Reading Bonding Signs
Genuine pairs do several things together. They hover side-by-side, the male slightly forward. They defend a shared patch of substrate against tankmates, often a cave entry or a flat rock. They engage in mutual jaw-locking as a reinforcement of the bond, not as true aggression. The female starts cleaning a spawning site by mouthing algae and debris, and the male joins in within a day. False pairings lack that coordination; one fish pursues while the other flees.
The Ovipositor Tube
Forty-eight hours before spawning, the female extrudes an ovipositor, a short white tube behind the anal fin used to lay eggs. In convicts and angelfish it is visible from 50 cm away with a torch. The male’s spermiduct is thinner and more pointed. If you see both tubes in a suspected pair, spawning is imminent. No tubes after months together usually means two of the same sex, common in angelfish where juvenile sexing is near impossible.

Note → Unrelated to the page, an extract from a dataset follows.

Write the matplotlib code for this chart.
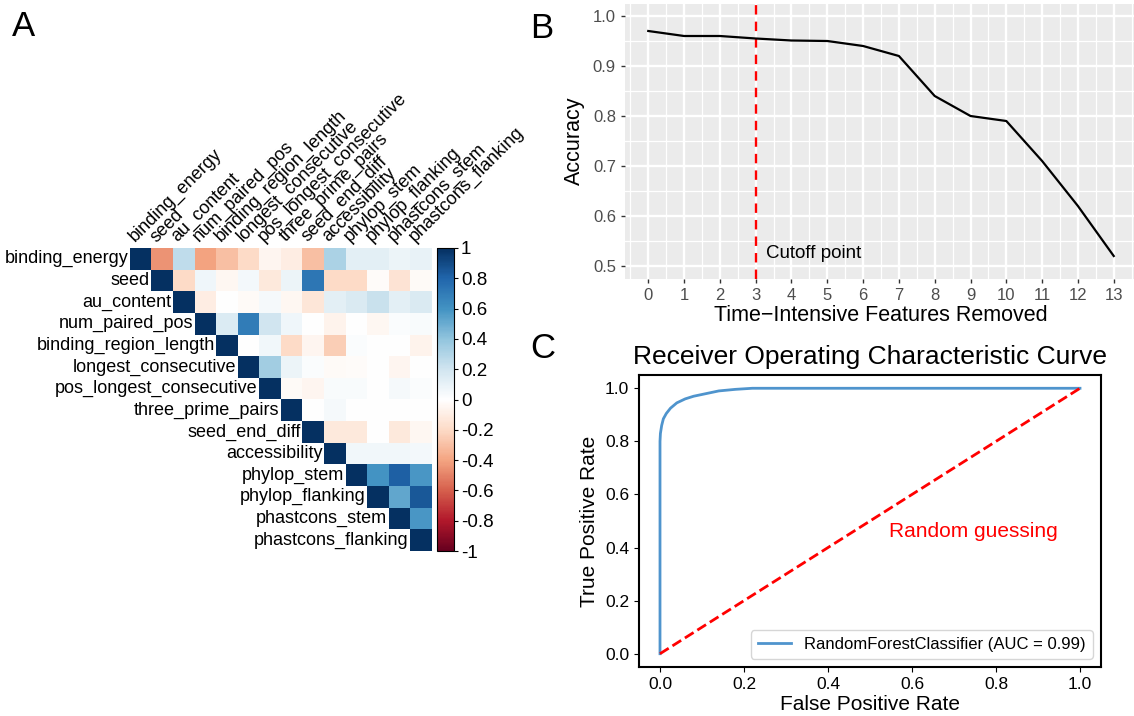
import numpy as np
import matplotlib
matplotlib.use('Agg')
import matplotlib.pyplot as plt
from matplotlib.colors import LinearSegmentedColormap

plt.rcParams['font.family'] = ['Liberation Sans', 'DejaVu Sans']

# Panel A: correlation matrix (upper triangle, read row by row)
features = ['binding_energy', 'seed', 'au_content', 'num_paired_pos',
            'binding_region_length', 'longest_consecutive',
            'pos_longest_consecutive', 'three_prime_pairs', 'seed_end_diff',
            'accessibility', 'phylop_stem', 'phylop_flanking',
            'phastcons_stem', 'phastcons_flanking']
upper_rows = [
    [1, -0.45, 0.25, -0.40, -0.30, -0.20, -0.05, -0.10, -0.30, 0.32, 0.12, 0.12, 0.08, 0.10],
    [1, -0.20, 0.07, -0.04, 0.05, -0.12, 0.08, 0.72, -0.20, -0.20, -0.02, -0.15, -0.03],
    [1, -0.10, 0.00, -0.03, 0.04, -0.04, -0.14, 0.12, 0.16, 0.22, 0.12, 0.16],
    [1, 0.15, 0.70, 0.20, 0.07, 0.00, -0.07, 0.00, -0.04, 0.02, 0.03],
    [1, 0.00, 0.06, -0.20, -0.05, -0.25, 0.02, 0.00, 0.00, -0.07],
    [1, 0.35, 0.08, 0.02, -0.03, -0.02, 0.00, -0.05, 0.00],
    [1, -0.03, -0.05, 0.03, 0.03, 0.00, 0.04, 0.02],
    [1, 0.00, 0.04, 0.00, 0.00, 0.00, 0.00],
    [1, -0.12, -0.12, 0.00, -0.12, -0.04],
    [1, 0.06, 0.06, 0.06, 0.05],
    [1, 0.60, 0.82, 0.58],
    [1, 0.52, 0.85],
    [1, 0.58],
    [1],
]
cbar_ticks = [1, 0.8, 0.6, 0.4, 0.2, 0, -0.2, -0.4, -0.6, -0.8, -1]

# Panel B: accuracy vs features removed
removed = list(range(14))
accuracy = [0.97, 0.96, 0.96, 0.955, 0.951, 0.95, 0.94, 0.92, 0.84, 0.80, 0.79, 0.71, 0.62, 0.52]
cutoff = 3

# Panel C: ROC curve
fpr = [0.0, 0.0, 0.001, 0.004, 0.008, 0.015, 0.025, 0.04, 0.06, 0.08, 0.11, 0.14, 0.18, 0.22, 1.0]
tpr = [0.0, 0.80, 0.83, 0.86, 0.885, 0.905, 0.925, 0.945, 0.96, 0.97, 0.98, 0.99, 0.996, 1.0, 1.0]
auc = 0.99

W, H = 1134, 716
fig = plt.figure(figsize=(W / 100, H / 100), dpi=100)

def px_axes(left, top, right, bottom):
    return fig.add_axes([left / W, 1 - bottom / H, (right - left) / W, (bottom - top) / H])

# ---------------- A ----------------
n = len(features)
corr = np.full((n, n), np.nan)
for i, row in enumerate(upper_rows):
    corr[i, i:] = row
cmap = LinearSegmentedColormap.from_list('corr', ["#67001F", "#B2182B", "#D6604D", "#F4A582", "#FDDBC7",
                                                  "#FFFFFF", "#D1E5F0", "#92C5DE", "#4393C3", "#2166AC", "#053061"])
axA = px_axes(130, 248, 432, 551)
im = axA.imshow(np.ma.masked_invalid(corr), cmap=cmap, vmin=-1, vmax=1, aspect='auto')
axA.set_xlim(-0.5, n - 0.5)
axA.set_ylim(n - 0.5, -0.5)
axA.axis('off')
for i, name in enumerate(features):
    axA.text(i - 0.58, i, name, ha='right', va='center', fontsize=13)
    axA.text(i - 0.15, -0.62, name, ha='left', va='bottom', rotation=45,
             rotation_mode='anchor', fontsize=13)

cax = px_axes(437, 248, 454, 551)
cb = fig.colorbar(im, cax=cax, ticks=cbar_ticks)
cb.ax.set_yticklabels(['%g' % t for t in cbar_ticks], fontsize=13.5)
cb.ax.tick_params(length=3, width=0.8, pad=2)
cb.outline.set_linewidth(0.8)

fig.text(12 / W, 1 - 36 / H, 'A', fontsize=25)

# ---------------- B ----------------
axB = px_axes(625, 3.5, 1137, 278.5)
axB.set_facecolor('#EBEBEB')
axB.set_xlim(-0.65, 13.65)
axB.set_ylim(0.475, 1.025)
for x in np.arange(-0.5, 14, 1):
    axB.axvline(x, color='white', lw=0.9, zorder=0)
for y in np.arange(0.55, 1.0, 0.1):
    axB.axhline(y, color='white', lw=0.9, zorder=0)
for x in removed:
    axB.axvline(x, color='white', lw=1.7, zorder=0)
for y in np.arange(0.5, 1.01, 0.1):
    axB.axhline(y, color='white', lw=1.7, zorder=0)
axB.plot(removed, accuracy, color='black', lw=1.6, zorder=3)
axB.axvline(cutoff, color='#FF0000', lw=1.7, ls=(0, (4, 3)), zorder=2)
axB.text(cutoff + 0.28, 0.525, 'Cutoff point', fontsize=13.5, va='center')
axB.set_xticks(removed)
axB.set_yticks([0.5, 0.6, 0.7, 0.8, 0.9, 1.0])
axB.set_yticklabels(['0.5', '0.6', '0.7', '0.8', '0.9', '1.0'])
for s in axB.spines.values():
    s.set_visible(False)
axB.tick_params(colors='#333333', labelcolor='#4D4D4D', labelsize=12, length=3, width=1)
axB.set_xlabel('Time\u2212Intensive Features Removed', fontsize=15.5, labelpad=2)
axB.set_ylabel('Accuracy', fontsize=15.5, labelpad=6)
fig.text(530 / W, 1 - 38 / H, 'B', fontsize=25)

# ---------------- C ----------------
axC = px_axes(639, 375, 1101, 667)
axC.plot(fpr, tpr, color='#4F94CD', lw=2,
         label='RandomForestClassifier (AUC = %.2f)' % auc)
axC.plot([0, 1], [0, 1], color='#FF0000', lw=2, ls='--')
axC.text(0.545, 0.46, 'Random guessing', color='#FF0000', fontsize=15, va='center')
axC.set_xlim(-0.05, 1.05)
axC.set_ylim(-0.05, 1.05)
axC.set_xticks([0, 0.2, 0.4, 0.6, 0.8, 1.0])
axC.set_yticks([0, 0.2, 0.4, 0.6, 0.8, 1.0])
axC.tick_params(labelsize=12.5)
for s in axC.spines.values():
    s.set_linewidth(1.5)
axC.set_title('Receiver Operating Characteristic Curve', fontsize=19, pad=8)
axC.set_xlabel('False Positive Rate', fontsize=15, labelpad=2)
axC.set_ylabel('True Positive Rate', fontsize=15)
axC.legend(loc='lower right', fontsize=12)
fig.text(530 / W, 1 - 358 / H, 'C', fontsize=25)

fig.savefig('out.png', dpi=100)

Sex Identification Difficulties
Several favourite species are monomorphic, meaning males and females look identical as juveniles. Angelfish, discus, severums and most Heros fall in this group. This is another argument for the grow-out method: you sidestep guesswork entirely. Convicts, by contrast, show clear dimorphism, with females developing an orange belly patch, while rams have the famous blue speckle on the dorsal male versus the pink-belly female with blue-edged dorsal spot.
Removing Other Fish
Once a pair forms, remove the remaining juveniles from the group. They will otherwise be killed or stressed into hiding. Move them into a second tank or sell as grow-outs to other keepers. In a 400 litre tank with heavy hardscape, some species like Thorichthys meeki allow bonded neighbours, but most convicts, Jack Dempseys and Nicaragua cichlids insist on solitary breeding territory.
Managing Post-Spawn Aggression
After spawning, most new world cichlid females assume primary fry-guarding duty and start driving the male away. In a 100 litre tank he has nowhere to go, and she will kill him within a week. Either remove the male to a grow-out tank, install a glass divider, or provide enough length (ideally 150 cm plus) for the male to hold his own territory. The dividers used by Singapore flowerhorn breeders work well for this.
Species-Specific Notes
Convicts, Amatitlania nigrofasciata, spawn every three to four weeks in caves; pairs are legendary for bonding stability. Angelfish, Pterophyllum scalare, prefer vertical surfaces and eat their first two or three spawns before they sort out parenting. German blue rams, Mikrogeophagus ramirezi, need soft acidic water and warmth at 28-29 degC, and pairs are easier to establish from tank-raised fish than wild imports. Oscars, Astronotus ocellatus, pair slowly and then spawn prolifically.
Singapore Sourcing
Farms in the Pasir Ris and Lim Chu Kang areas breed convicts, angelfish, Jack Dempseys, flowerhorns and various Heros for local shops. Imported stock from Thailand and Germany appears in Serangoon North Avenue 1 shops on rotation. Ask for juveniles from a single spawn when possible; fry from the same spawn pair up more reliably than mixed imports. Expect $8-15 for juvenile convicts, $15-30 for angelfish juveniles, $25-50 for tank-bred rams.